Letztendlich ging es bei dem „Kampf um die Erhaltung der Kulturlandschaft am Rhein“ um
„Grundsätzliches, nämlich um die Abwendung des den Ruf und das Niveau der Stadt Eltville zerstörenden
Vorhabens, unsere Stadt radikal vom Rheinstrom durch den Bau einer hochgelegenen 4- bis 6-spurigen
Autobahn zu trennen“, wie Erich Kapitzke 1987 ausführte. „Die Jahrhunderte alte Stadt“ war bedroht,
„aber auch alles zu verlieren, was sie so liebenswert macht“ (FAZ, 1987). Diese Aussagen sind
brandaktuell, man muss nur „Rheinuferautobahn“ durch „Windkraftanlagen“ und „Eltville“ durch
„Rheingau“ ersetzen.
Beim Kampf für die Rheinuferautobahn hatten nur SPD und Grüne die Reihen fest geschlossen.

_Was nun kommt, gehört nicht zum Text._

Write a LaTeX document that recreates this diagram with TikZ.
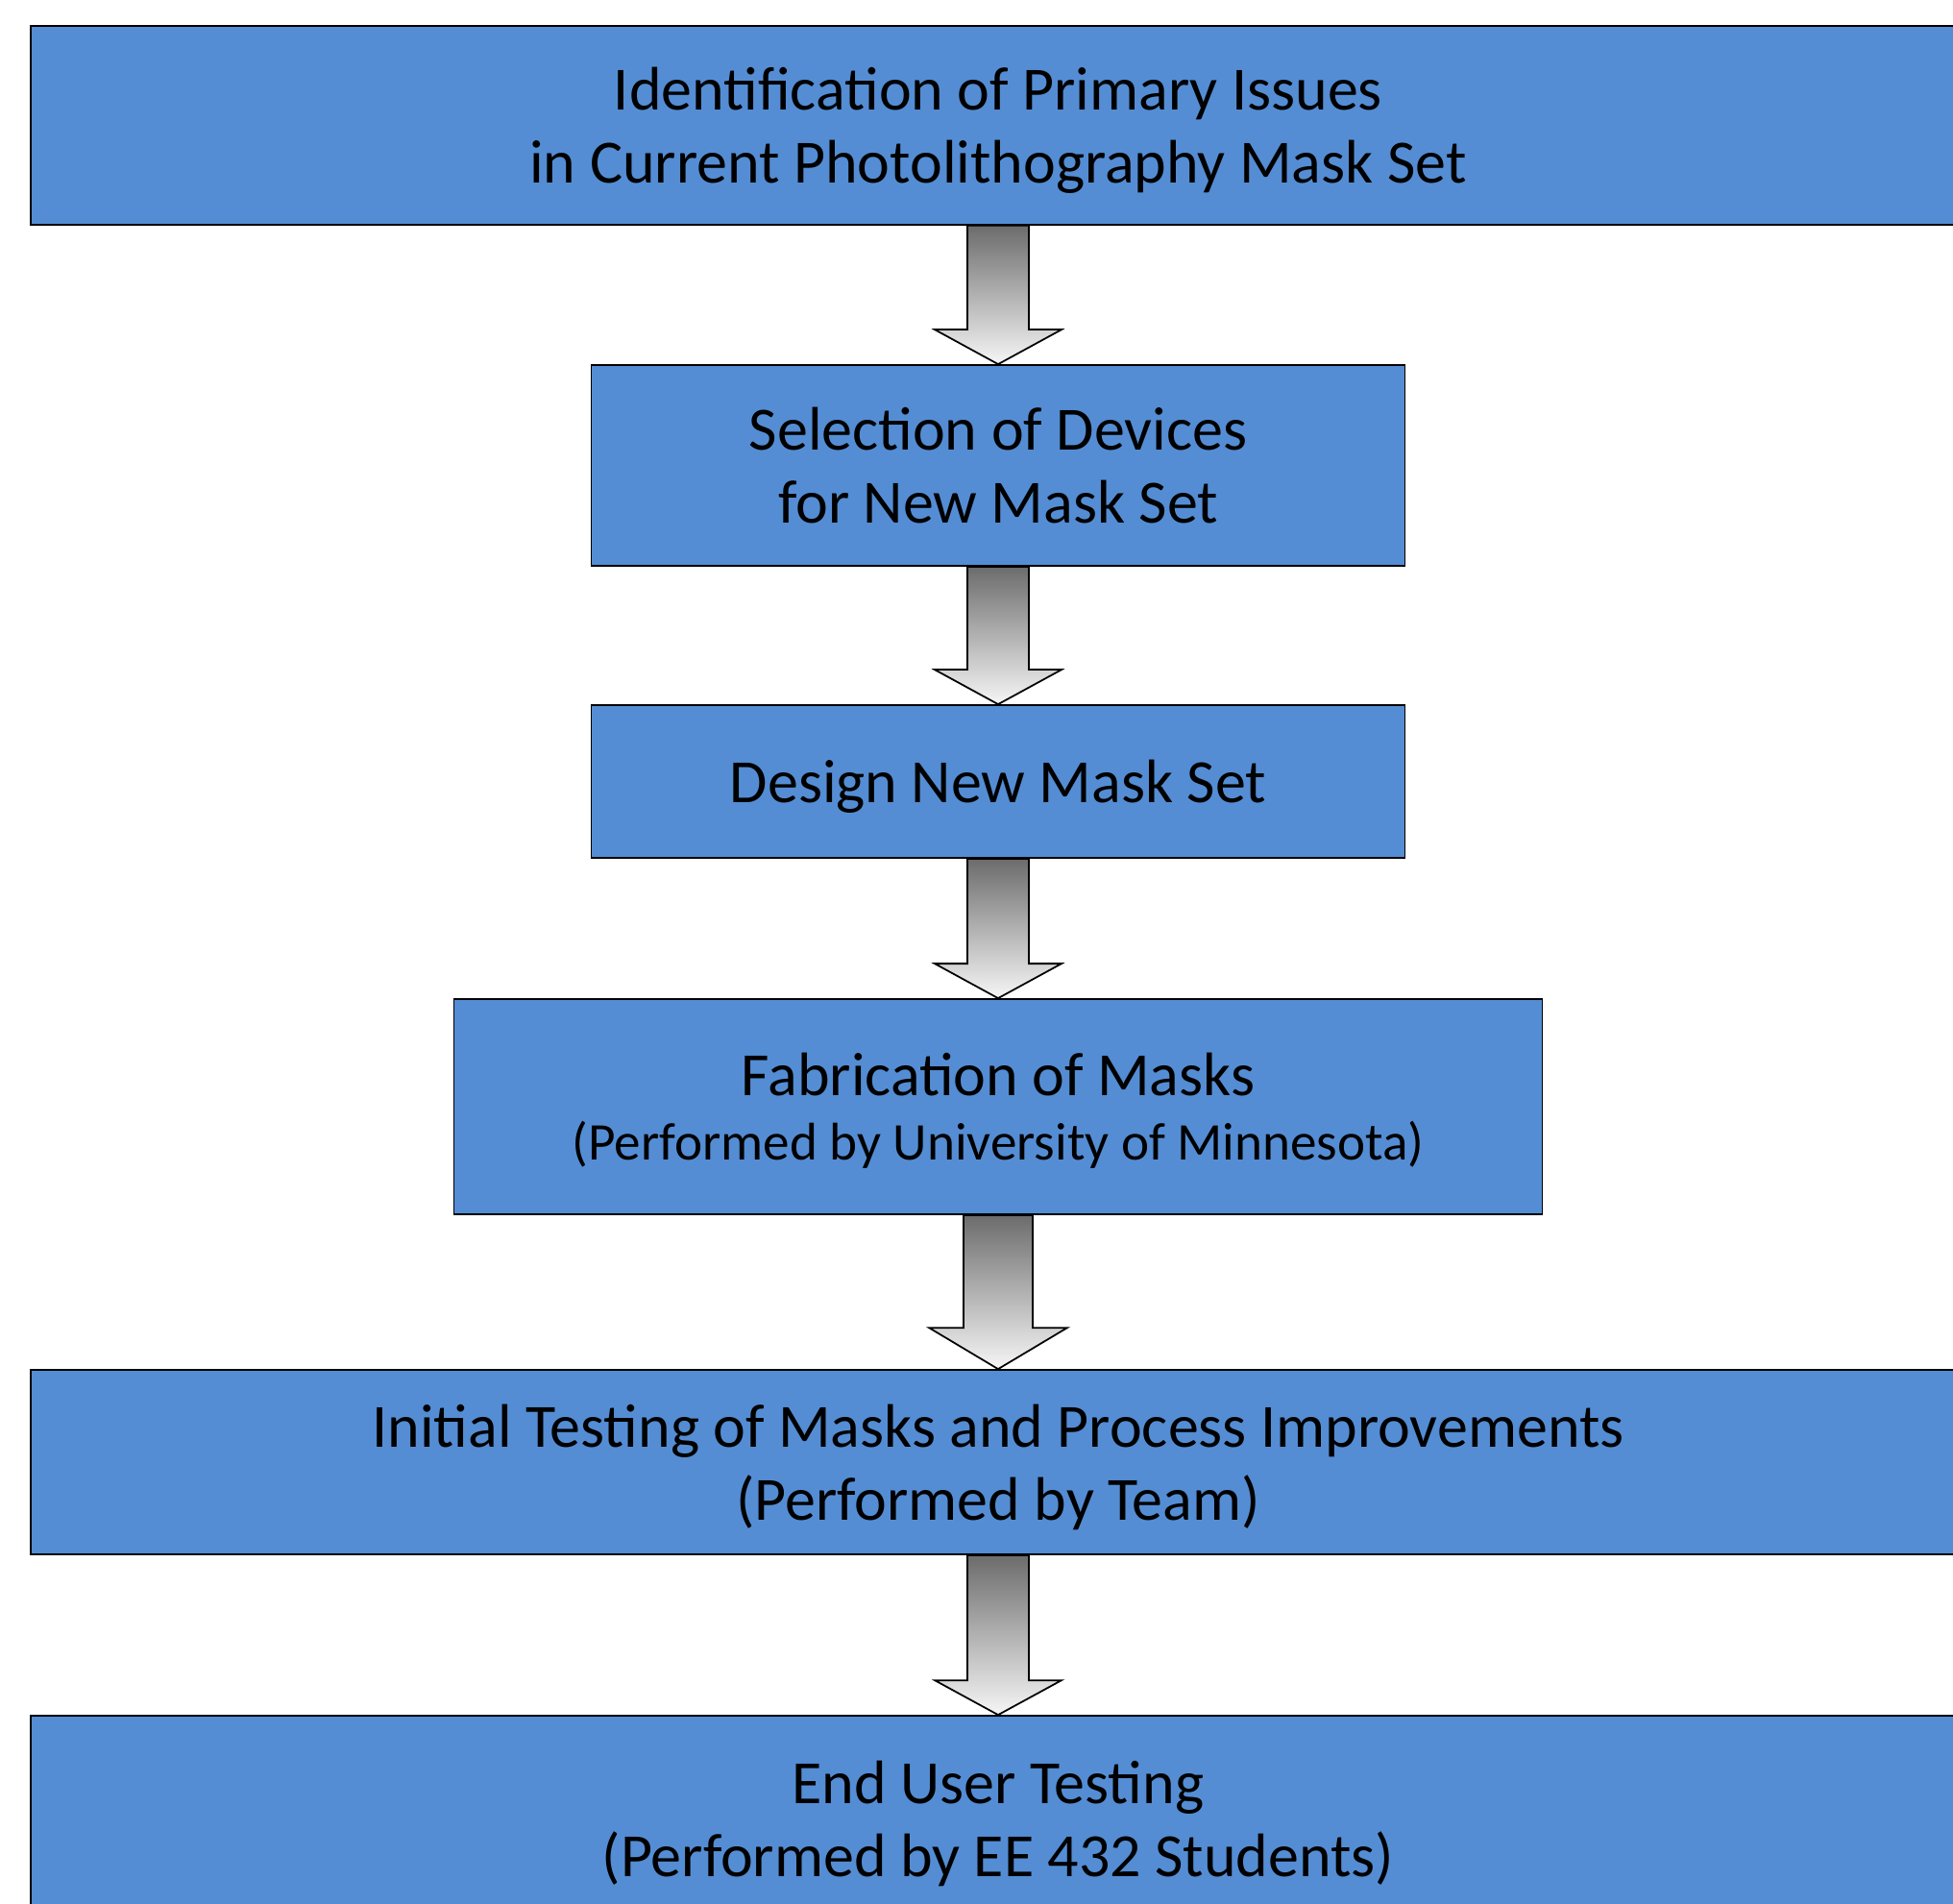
\documentclass[tikz,border=0pt]{standalone}
\usepackage{fontspec}
\setmainfont{Carlito}
\usetikzlibrary{calc}
\usetikzlibrary{positioning, shapes}
\definecolor{boxblue}{RGB}{84,141,212}
\definecolor{arrowtop}{RGB}{108,108,108}
\definecolor{arrowbot}{RGB}{246,246,246}
\newcommand\Smallline[1]{{\fontsize{15.7}{19}\selectfont #1}}
% from, to, shaft half width, head half width, head length
\newcommand\FlowArrow[5]{%
  \path[arrowbody] ($(#1.south)+(-#3,0)$) -- ($(#1.south)+(#3,0)$)
    -- ($(#2.north)+(#3,-#5)$) -- ($(#2.north)+(#4,-#5)$) -- (#2.north)
    -- ($(#2.north)+(-#4,-#5)$) -- ($(#2.north)+(-#3,-#5)$) -- cycle;}

\begin{document}
\begin{tikzpicture}[x=0.1mm, y=-0.1mm,
blockbox/.style={
  rectangle, draw=black, line width=0.5pt,
  fill=boxblue,
  inner sep=0pt,
  align=center,
  execute at begin node=\strut,
  text depth=-0.6pt,
  font=\fontsize{18.2}{21.6}\selectfont
},
arrowbody/.style={
  draw=black, line width=0.5pt,
  top color=arrowtop, bottom color=arrowbot
}]
\useasboundingbox (0,0) rectangle (2033,1982);

\node (issues) [blockbox, minimum width=201.4mm, minimum height=20.7mm] at (1039,130.5)
  {Identification of Primary Issues\\ in Current Photolithography Mask Set};
\node (devices) [blockbox, minimum width=84.7mm, minimum height=20.9mm] at (1039,484.5)
  {Selection of Devices\\ for New Mask Set};
\node (design) [blockbox, minimum width=84.7mm, minimum height=15.9mm, text depth=2.8pt] at (1039,813.5)
  {Design New Mask Set};
\node (fab) [blockbox, minimum width=113.3mm, minimum height=22.4mm] at (1039,1152)
  {Fabrication of Masks\\[-2.6pt] \Smallline{(Performed by University of Minnesota)}};
\node (testing) [blockbox, minimum width=201.4mm, minimum height=19.2mm] at (1039,1522)
  {Initial Testing of Masks and Process Improvements\\ (Performed by Team)};
\node (enduser) [blockbox, minimum width=201.4mm, minimum height=21.4mm] at (1039,1893)
  {End User Testing\\ (Performed by EE 432 Students)};

% connectors
\FlowArrow{issues}{devices}{32}{66}{36}
\FlowArrow{devices}{design}{32}{66}{36}
\FlowArrow{design}{fab}{32}{66}{36}
\FlowArrow{fab}{testing}{36}{72}{43}
\FlowArrow{testing}{enduser}{32}{66}{36}
\end{tikzpicture}
\end{document}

Abweichler wie der aufrechte Dieter Sälzer (SPD) wurden parteiintern massiv unter Druck gesetzt. Die
Eltviller Nordumgehung wurde gebaut „gegen den Willen der Grünen im Hessischen Landtag, die ihre
Zusammenarbeit mit der SPD vom Verzicht auf die Nordumgehung B 42 abhängig gemacht haben.
Vermutlich ist keiner von ihnen Eltviller.“ (Wolfgang Boller in der Zeit, 25.5.1984) SPD und Grüne
reagieren äußerst gereizt, wenn sie an solche Fehleinschätzungen und ihre mangelnde Sensibilität im
Hinblick auf schützenswerte Kulturgüter erinnert werden.
Unser Verein lehnt den Bau von WKA auf dem Kamm des Rheingaugebirges genauso entschieden ab, wie
unser Vorgängerverein den Bau der Rheinuferautobahn auf der Eltviller Promenade abgelehnt hat.